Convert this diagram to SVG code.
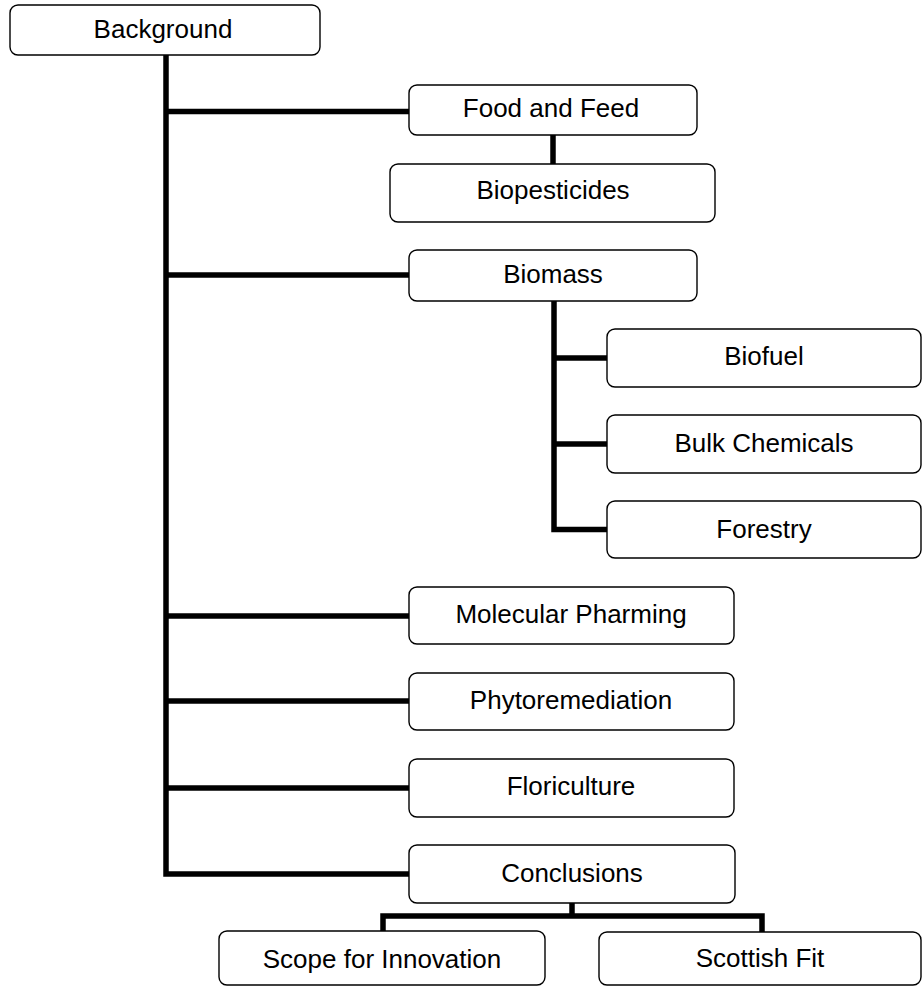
<svg xmlns="http://www.w3.org/2000/svg" width="922" height="987" viewBox="0 0 922 987">
  <style>
    .box { fill: #ffffff; stroke: #000000; stroke-width: 1.4; }
    .lbl { font-family: "Liberation Sans", Arial, sans-serif; font-size: 26px; fill: #000000; text-anchor: middle; }
    .wire { fill: none; stroke: #000000; stroke-width: 5.5; stroke-linejoin: miter; stroke-linecap: butt; }
  </style>
  <rect width="922" height="987" fill="#ffffff"/>

  <!-- connectors -->
  <g id="connectors">
    <path class="wire" d="M166 55 V874 H409"/>
    <path class="wire" d="M166 111.5 H409"/>
    <path class="wire" d="M166 275 H409"/>
    <path class="wire" d="M166 616 H409"/>
    <path class="wire" d="M166 701 H409"/>
    <path class="wire" d="M166 788 H409"/>
    <path class="wire" d="M553 135 V164"/>
    <path class="wire" d="M554 301 V529.5 H607"/>
    <path class="wire" d="M554 358 H607"/>
    <path class="wire" d="M554 444 H607"/>
    <path class="wire" d="M572 903 V916"/>
    <path class="wire" d="M383 931 V916 H762 V932"/>
  </g>

  <g id="background">
    <rect class="box" x="10" y="5" width="310" height="50" rx="8"/>
    <text class="lbl" x="163" y="38">Background</text>
  </g>
  <g id="food-and-feed">
    <rect class="box" x="409" y="85" width="288" height="50" rx="8"/>
    <text class="lbl" x="551" y="117">Food and Feed</text>
  </g>
  <g id="biopesticides">
    <rect class="box" x="390" y="164" width="325" height="58" rx="8"/>
    <text class="lbl" x="553" y="199">Biopesticides</text>
  </g>
  <g id="biomass">
    <rect class="box" x="409" y="250" width="288" height="51" rx="8"/>
    <text class="lbl" x="553" y="283">Biomass</text>
  </g>
  <g id="biofuel">
    <rect class="box" x="607" y="329" width="314" height="58" rx="8"/>
    <text class="lbl" x="764" y="365">Biofuel</text>
  </g>
  <g id="bulk-chemicals">
    <rect class="box" x="607" y="415" width="314" height="58" rx="8"/>
    <text class="lbl" x="764" y="452">Bulk Chemicals</text>
  </g>
  <g id="forestry">
    <rect class="box" x="607" y="501" width="314" height="57" rx="8"/>
    <text class="lbl" x="764" y="538">Forestry</text>
  </g>
  <g id="molecular-pharming">
    <rect class="box" x="409" y="587" width="325" height="57" rx="8"/>
    <text class="lbl" x="571" y="623">Molecular Pharming</text>
  </g>
  <g id="phytoremediation">
    <rect class="box" x="409" y="673" width="325" height="57" rx="8"/>
    <text class="lbl" x="571" y="709">Phytoremediation</text>
  </g>
  <g id="floriculture">
    <rect class="box" x="409" y="759" width="325" height="58" rx="8"/>
    <text class="lbl" x="571" y="795">Floriculture</text>
  </g>
  <g id="conclusions">
    <rect class="box" x="409" y="845" width="326" height="58" rx="8"/>
    <text class="lbl" x="572" y="882">Conclusions</text>
  </g>
  <g id="scope-for-innovation">
    <rect class="box" x="219" y="931" width="326" height="54" rx="8"/>
    <text class="lbl" x="382" y="968">Scope for Innovation</text>
  </g>
  <g id="scottish-fit">
    <rect class="box" x="599" y="932" width="322" height="53" rx="8"/>
    <text class="lbl" x="760" y="967">Scottish Fit</text>
  </g>
</svg>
================
=== PROBLEM DESCRIPTION ===
Quote the full listing above word for word; exclude every picture from the copy.

=== SOLUTION FOR THIS PROBLEM ===
Convert this diagram to SVG code.
<svg xmlns="http://www.w3.org/2000/svg" width="922" height="987" viewBox="0 0 922 987">
  <style>
    .box { fill: #ffffff; stroke: #000000; stroke-width: 1.4; }
    .lbl { font-family: "Liberation Sans", Arial, sans-serif; font-size: 26px; fill: #000000; text-anchor: middle; }
    .wire { fill: none; stroke: #000000; stroke-width: 5.5; stroke-linejoin: miter; stroke-linecap: butt; }
  </style>
  <rect width="922" height="987" fill="#ffffff"/>

  <!-- connectors -->
  <g id="connectors">
    <path class="wire" d="M166 55 V874 H409"/>
    <path class="wire" d="M166 111.5 H409"/>
    <path class="wire" d="M166 275 H409"/>
    <path class="wire" d="M166 616 H409"/>
    <path class="wire" d="M166 701 H409"/>
    <path class="wire" d="M166 788 H409"/>
    <path class="wire" d="M553 135 V164"/>
    <path class="wire" d="M554 301 V529.5 H607"/>
    <path class="wire" d="M554 358 H607"/>
    <path class="wire" d="M554 444 H607"/>
    <path class="wire" d="M572 903 V916"/>
    <path class="wire" d="M383 931 V916 H762 V932"/>
  </g>

  <g id="background">
    <rect class="box" x="10" y="5" width="310" height="50" rx="8"/>
    <text class="lbl" x="163" y="38">Background</text>
  </g>
  <g id="food-and-feed">
    <rect class="box" x="409" y="85" width="288" height="50" rx="8"/>
    <text class="lbl" x="551" y="117">Food and Feed</text>
  </g>
  <g id="biopesticides">
    <rect class="box" x="390" y="164" width="325" height="58" rx="8"/>
    <text class="lbl" x="553" y="199">Biopesticides</text>
  </g>
  <g id="biomass">
    <rect class="box" x="409" y="250" width="288" height="51" rx="8"/>
    <text class="lbl" x="553" y="283">Biomass</text>
  </g>
  <g id="biofuel">
    <rect class="box" x="607" y="329" width="314" height="58" rx="8"/>
    <text class="lbl" x="764" y="365">Biofuel</text>
  </g>
  <g id="bulk-chemicals">
    <rect class="box" x="607" y="415" width="314" height="58" rx="8"/>
    <text class="lbl" x="764" y="452">Bulk Chemicals</text>
  </g>
  <g id="forestry">
    <rect class="box" x="607" y="501" width="314" height="57" rx="8"/>
    <text class="lbl" x="764" y="538">Forestry</text>
  </g>
  <g id="molecular-pharming">
    <rect class="box" x="409" y="587" width="325" height="57" rx="8"/>
    <text class="lbl" x="571" y="623">Molecular Pharming</text>
  </g>
  <g id="phytoremediation">
    <rect class="box" x="409" y="673" width="325" height="57" rx="8"/>
    <text class="lbl" x="571" y="709">Phytoremediation</text>
  </g>
  <g id="floriculture">
    <rect class="box" x="409" y="759" width="325" height="58" rx="8"/>
    <text class="lbl" x="571" y="795">Floriculture</text>
  </g>
  <g id="conclusions">
    <rect class="box" x="409" y="845" width="326" height="58" rx="8"/>
    <text class="lbl" x="572" y="882">Conclusions</text>
  </g>
  <g id="scope-for-innovation">
    <rect class="box" x="219" y="931" width="326" height="54" rx="8"/>
    <text class="lbl" x="382" y="968">Scope for Innovation</text>
  </g>
  <g id="scottish-fit">
    <rect class="box" x="599" y="932" width="322" height="53" rx="8"/>
    <text class="lbl" x="760" y="967">Scottish Fit</text>
  </g>
</svg>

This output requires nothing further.